Via Alan Curler…
The following is summary of a conference call with Bob Wellington, Senior economist with Agrimark, on Sept. 6, 2012 at 10:AM. These are notes taken by Bob Parsons, UVM Extension.
Current dairy situation: We are seeing the following conditions….Record low milk:feed ratio, $8 corn, $530 Soymeal, $17 soybeans, Drought in midwest, tight dairy economic conditions, rising milk prices but continuing increase in milk production….What does all this mean for milk prices in the coming months?
Bob Wellington: Currently we are seeing US production leveling off, with some regions reporting less milk production than that reported by USDA. Michigan and
Wisconsin up but other states like California and New Mexico down. Vermont and New York are up slightly while PA is down in milk production. For the northeast We are seeing milk prices increase through growth of Class III and Class IV. Cheese prices have moved up as have prices for butter and powered milk. Exports now account for 14% of US production so they make a huge difference. Its helping farmers by raising Class IV and Class II prices.

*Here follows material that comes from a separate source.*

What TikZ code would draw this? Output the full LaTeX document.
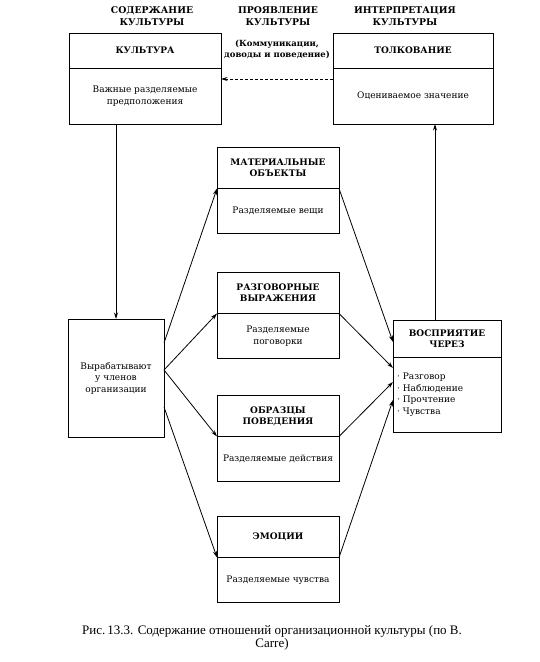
\documentclass[tikz,border=0pt]{standalone}
\usepackage{fontspec}
\setmainfont{Liberation Serif}
\newfontfamily\dvserif{DejaVu Serif}
\usetikzlibrary{positioning,arrows.meta}
\tikzstyle{head}=[draw, line width=0.9pt, outer sep=0pt, inner sep=2pt, align=center, font=\dvserif\bfseries\fontsize{9}{11}\selectfont]
\tikzstyle{body}=[draw, line width=0.9pt, outer sep=0pt, inner sep=2pt, align=center, font=\dvserif\fontsize{9}{11.5}\selectfont]
\tikzstyle{colhead}=[align=center, font=\dvserif\bfseries\fontsize{9.3}{11.5}\selectfont]
\tikzstyle{arr}=[-{Stealth[length=6.5pt,width=4pt]}, line width=0.8pt]

\begin{document}
\begin{tikzpicture}[x=1pt,y=-1pt]
				\useasboundingbox (0,0) rectangle (539,662);

				\node[colhead] (h1) at (152,16) {СОДЕРЖАНИЕ\\КУЛЬТУРЫ};
				\node[colhead] (h2) at (278,16) {ПРОЯВЛЕНИЕ\\КУЛЬТУРЫ};
				\node[colhead] (h3) at (405,16) {ИНТЕРПРЕТАЦИЯ\\КУЛЬТУРЫ};
				\node[colhead, font=\dvserif\bfseries\fontsize{8.5}{11}\selectfont] (comm) at (277,49) {(Коммуникации,\\доводы и поведение)};

				\node[head, minimum width=152pt, minimum height=35pt] (kt) at (145,50.5) {КУЛЬТУРА};
				\node[body, minimum width=152pt, minimum height=56pt, below=0pt of kt] (kb) {Важные разделяемые\\предположения};

				\node[head, minimum width=160pt, minimum height=35pt] (tt) at (413,50.5) {ТОЛКОВАНИЕ};
				\node[body, minimum width=160pt, minimum height=56pt, below=0pt of tt] (tb) {Оцениваемое значение};

				\node[body, minimum width=96pt, minimum height=118pt] (vy) at (116,378) {Вырабатывают\\у членов\\организации};

				\node[head, minimum width=122pt, minimum height=41pt] (m1t) at (278,168) {МАТЕРИАЛЬНЫЕ\\ОБЪЕКТЫ};
				\node[body, minimum width=122pt, minimum height=45pt, below=0pt of m1t] (m1b) {Разделяемые вещи};
				\node[head, minimum width=122pt, minimum height=41pt] (m2t) at (278,293) {РАЗГОВОРНЫЕ\\ВЫРАЖЕНИЯ};
				\node[body, minimum width=122pt, minimum height=45pt, below=0pt of m2t] (m2b) {Разделяемые\\поговорки};
				\node[head, minimum width=122pt, minimum height=41pt] (m3t) at (278,416) {ОБРАЗЦЫ\\ПОВЕДЕНИЯ};
				\node[body, minimum width=122pt, minimum height=45pt, below=0pt of m3t] (m3b) {Разделяемые действия};
				\node[head, minimum width=122pt, minimum height=41pt] (m4t) at (278,537) {ЭМОЦИИ};
				\node[body, minimum width=122pt, minimum height=45pt, below=0pt of m4t] (m4b) {Разделяемые чувства};

				\node[head, minimum width=108pt, minimum height=37pt] (vt) at (447,338.5) {ВОСПРИЯТИЕ\\ЧЕРЕЗ};
				\node[body, minimum width=108pt, minimum height=75pt, text width=100pt, inner sep=4pt, align=left, below=0pt of vt] (vb) {· Разговор\\· Наблюдение\\· Прочтение\\· Чувства};

				\draw[arr] (kb.south -| vy.north) -- (vy.north);
				\draw[arr] ([xshift=-12pt]vt.north) -- ([xshift=-12pt]vt.north |- tb.south);
				\draw[arr, dash pattern=on 3pt off 2pt] ([yshift=17pt]tb.west) -- ([yshift=17pt]kb.east);

				\draw[arr] ([yshift=35pt]vy.east) -- (m1b.north west);
				\draw[arr] ([yshift=8pt]vy.east) -- (m2b.north west);
				\draw[arr] ([yshift=8pt]vy.east) -- (m3b.north west);
				\draw[arr] ([yshift=-29pt]vy.east) -- (m4b.north west);

				\draw[arr] (m1b.north east) -- ([yshift=-3.5pt]vt.west);
				\draw[arr] (m2b.north east) -- ([yshift=26.5pt]vb.west);
				\draw[arr] (m3b.north east) -- ([yshift=12.5pt]vb.west);
				\draw[arr] (m4b.north east) -- ([yshift=-5.5pt]vb.west);

				\node[align=center, font=\fontsize{13}{13}\selectfont] (cap) at (272,638) {Рис.\,13.3. Содержание отношений организационной культуры (по В.\\Carre)};
			\end{tikzpicture}
\end{document}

In the coming months, we expect:
Sept payments for Aug milk to be up $1 from Aug checks and a$1.70 over July milkchecks.
By November, payments for October milk can expect blend prices to be over $20.
In December for November milk, expect blend prices over $21.
In January for December milk, expect blend prices of $20.
But we expect cheese or powder milk need to go up a bit and remain stable to meet these prices.
Next spring….CME dairy futures are hanging at $18-$20 for Class III through next spring.
Bob Wellington is more pessimistic about milk production than USDA as feed conditions could get worse. If production is lower, likely have $20 milk prices into next summer. Could we see $25….likely not because as milk prices increase, likely to lose international markets, dampening milk prices. With 14% of milk exported, a loss of exports will impact
domestic milk prices.
Policy update:
MILC was reformulated on Sept 1, which is detrimental to dairy farmers facing tight margins. Many questions of future actions of House of Representatives on the new Farm Bill. If Farm Bill is extended, it would include revised MILC which is not going to help dairy farmers. There are some big changes in the current dairy provisions of the Farm Bill passed by the Senate. What will come out will depend on the action, or inaction, of the House. Stay tuned.
Question on why we are seeing decline in fluid milk consumption….
School consumption is down with elimination of flavored milk and preference of cafeterias for fat free milk. Fat free milk doesn’t taste as good.
Lots of alternative drinks out there with lots of promotion.
Lots of imitators…soy milk, almond milk, available and being pushed.
Processors promoting alternative products which are likely more profitable than milk.
Class I consumption in recent years is linked to the growth of US population. More people, more fluid milk consumption but lower consumption per capitia. Hispanic population
consumption of fluid milk is a big plus.
As fluid milk consumption per capita goes down, other products as cheese, butter, soft products, and powder have a greater impact on milk prices.